One other matter that would interest me greatly would be how the census reflects what happened in the Gaeltacht areas. There is another missing census, the 1925 census which was carried out in all Gaeltacht areas, which are mainly on the west coast. This was carried out by Coimisiún na Gaeltachta. There was a census of every single household taken. The records are missing, although the reports remain. A census of every single household in these areas was taken to determine whether they were Irish speakers or not. Imagine being able to compare that to the 1911 census or even to today's censuses with regard to areas in which Irish was and is predominantly spoken. We would learn an awful lot. Cá bhfuil an daonáireamh sin? Cén fáth go bhfuil sé ar strae? D'fhiafraigh mé den Choimisinéir Drew Harris cá bhfuil sé toisc gurbh é An Garda Síochána, a bhí díreach bunaithe, a rinne an daonáireamh seo. Chuaigh gardaí go dtí gach uile theach in ainneoin the turbulent nature of the country at the time agus thóg siad taifead ní hamháin de na daoine ach de na ba, na caora agus gach rud eile. Tá an tuairisc spéisiúil ach bheadh sé níos spéisiúla arís a fháil amach cad a bhí ag gach uile theach sna ceantair sin agus cé chomh bocht nó saibhir is a bhí siad.
There is also a need for other documents or records that we have to be looked at and, if possible, digitised and made available.

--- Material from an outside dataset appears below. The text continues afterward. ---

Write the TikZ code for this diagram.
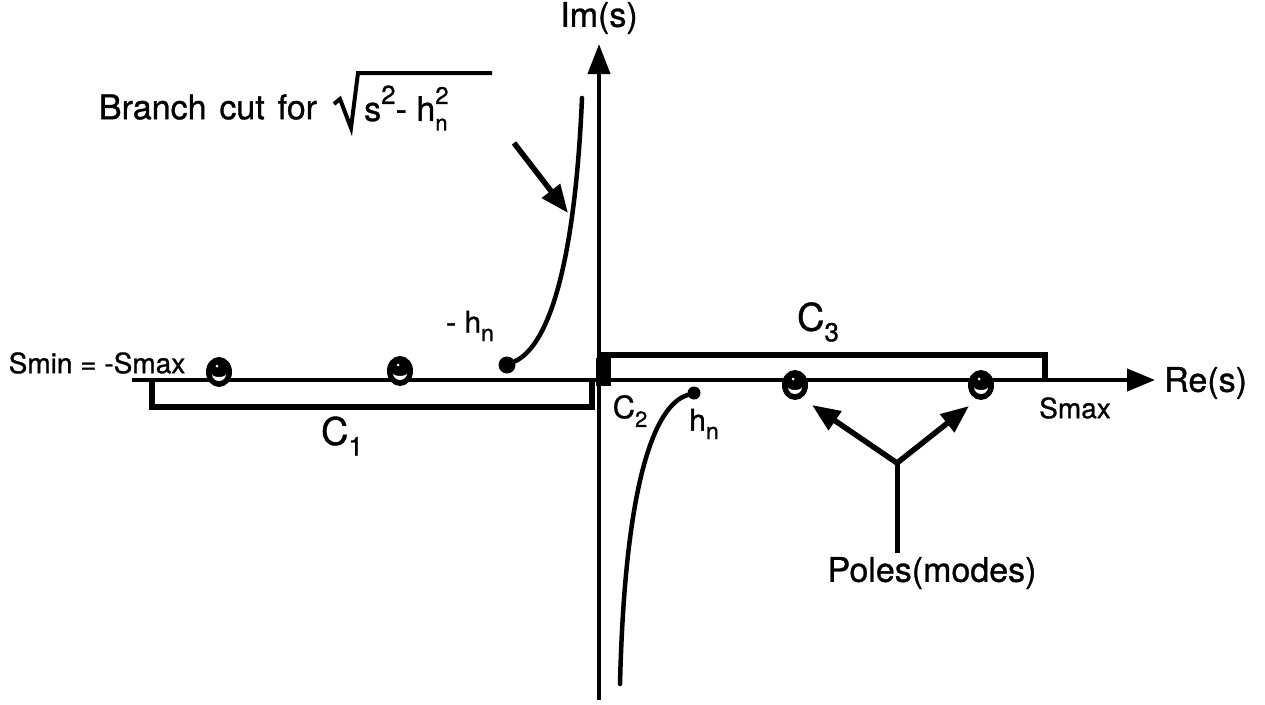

I got a few supportive letters on this when it was mentioned on RTÉ the other day. One came from a historian, Kieran McNulty, in Kerry. He explained to me that it is very frustrating trying to write a societal history of Kerry in the period when the new State was founded. He said that it is very frustrating when attempting to research the economic and social conditions in the country in the years immediately following the end of the Civil War and wished me well in trying to ensure the Bill progressed tonight.
Even at this late stage, I appeal to the Minister of State to withdraw the amendment and to allow this to progress. It is not contentious. I am not looking for a row over it. I do not think there is a row to be had. There seems to be cross-party support because, as I said, Maurice Manning had supported the idea and other Deputies and Senators have tried to pass similar legislation.
It is for the betterment of all of society.